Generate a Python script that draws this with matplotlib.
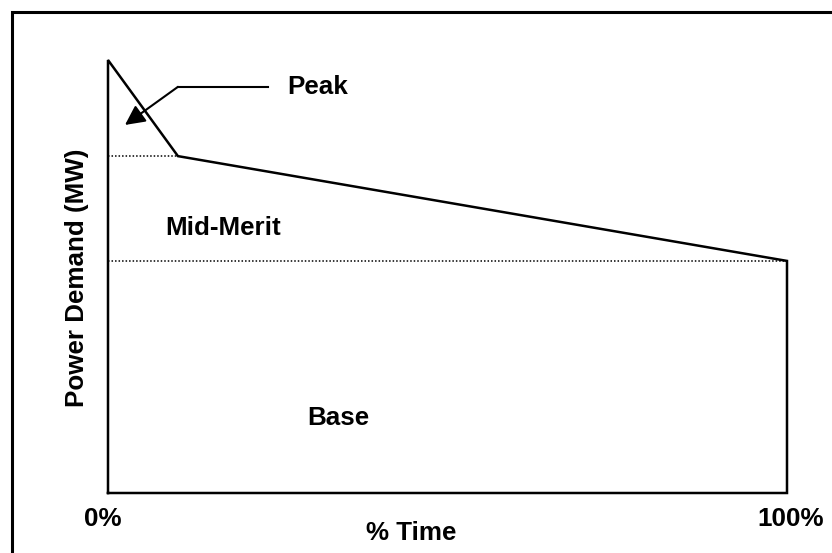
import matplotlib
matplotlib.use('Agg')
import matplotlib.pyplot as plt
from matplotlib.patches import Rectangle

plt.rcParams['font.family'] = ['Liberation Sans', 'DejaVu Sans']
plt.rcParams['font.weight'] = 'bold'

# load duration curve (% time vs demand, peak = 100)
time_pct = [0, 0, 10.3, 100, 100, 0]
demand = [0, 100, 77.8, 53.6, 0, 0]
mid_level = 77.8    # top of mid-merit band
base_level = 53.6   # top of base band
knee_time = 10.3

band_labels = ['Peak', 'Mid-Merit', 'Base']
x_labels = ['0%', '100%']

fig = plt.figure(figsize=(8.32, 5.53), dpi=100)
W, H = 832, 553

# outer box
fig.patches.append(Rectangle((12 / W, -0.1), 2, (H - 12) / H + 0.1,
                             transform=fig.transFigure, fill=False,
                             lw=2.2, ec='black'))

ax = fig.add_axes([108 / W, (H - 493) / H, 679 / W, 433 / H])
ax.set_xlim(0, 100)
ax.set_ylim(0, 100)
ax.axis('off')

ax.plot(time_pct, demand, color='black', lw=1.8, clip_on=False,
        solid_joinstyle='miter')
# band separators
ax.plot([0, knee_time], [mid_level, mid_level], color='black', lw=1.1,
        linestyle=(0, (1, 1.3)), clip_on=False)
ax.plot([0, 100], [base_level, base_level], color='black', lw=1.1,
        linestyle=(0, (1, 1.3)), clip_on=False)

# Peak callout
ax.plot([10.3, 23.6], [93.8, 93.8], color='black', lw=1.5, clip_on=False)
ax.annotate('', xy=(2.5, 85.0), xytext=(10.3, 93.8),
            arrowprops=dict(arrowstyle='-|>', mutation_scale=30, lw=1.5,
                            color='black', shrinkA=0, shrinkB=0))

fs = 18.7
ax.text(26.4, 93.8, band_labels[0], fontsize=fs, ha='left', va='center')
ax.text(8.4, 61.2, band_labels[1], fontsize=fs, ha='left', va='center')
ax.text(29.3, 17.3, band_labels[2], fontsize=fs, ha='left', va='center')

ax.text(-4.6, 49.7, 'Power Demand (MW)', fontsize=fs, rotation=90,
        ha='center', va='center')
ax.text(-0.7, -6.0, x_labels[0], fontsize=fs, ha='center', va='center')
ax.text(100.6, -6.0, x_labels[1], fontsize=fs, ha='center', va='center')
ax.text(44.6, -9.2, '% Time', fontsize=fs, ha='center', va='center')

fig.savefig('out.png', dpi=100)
------------------------------------------------------------------------
Skip every picture and return the lines above from the top through the one that contains "x_labels = ['0%', '100%']".

Task result -
Generate a Python script that draws this with matplotlib.
import matplotlib
matplotlib.use('Agg')
import matplotlib.pyplot as plt
from matplotlib.patches import Rectangle

plt.rcParams['font.family'] = ['Liberation Sans', 'DejaVu Sans']
plt.rcParams['font.weight'] = 'bold'

# load duration curve (% time vs demand, peak = 100)
time_pct = [0, 0, 10.3, 100, 100, 0]
demand = [0, 100, 77.8, 53.6, 0, 0]
mid_level = 77.8    # top of mid-merit band
base_level = 53.6   # top of base band
knee_time = 10.3

band_labels = ['Peak', 'Mid-Merit', 'Base']
x_labels = ['0%', '100%']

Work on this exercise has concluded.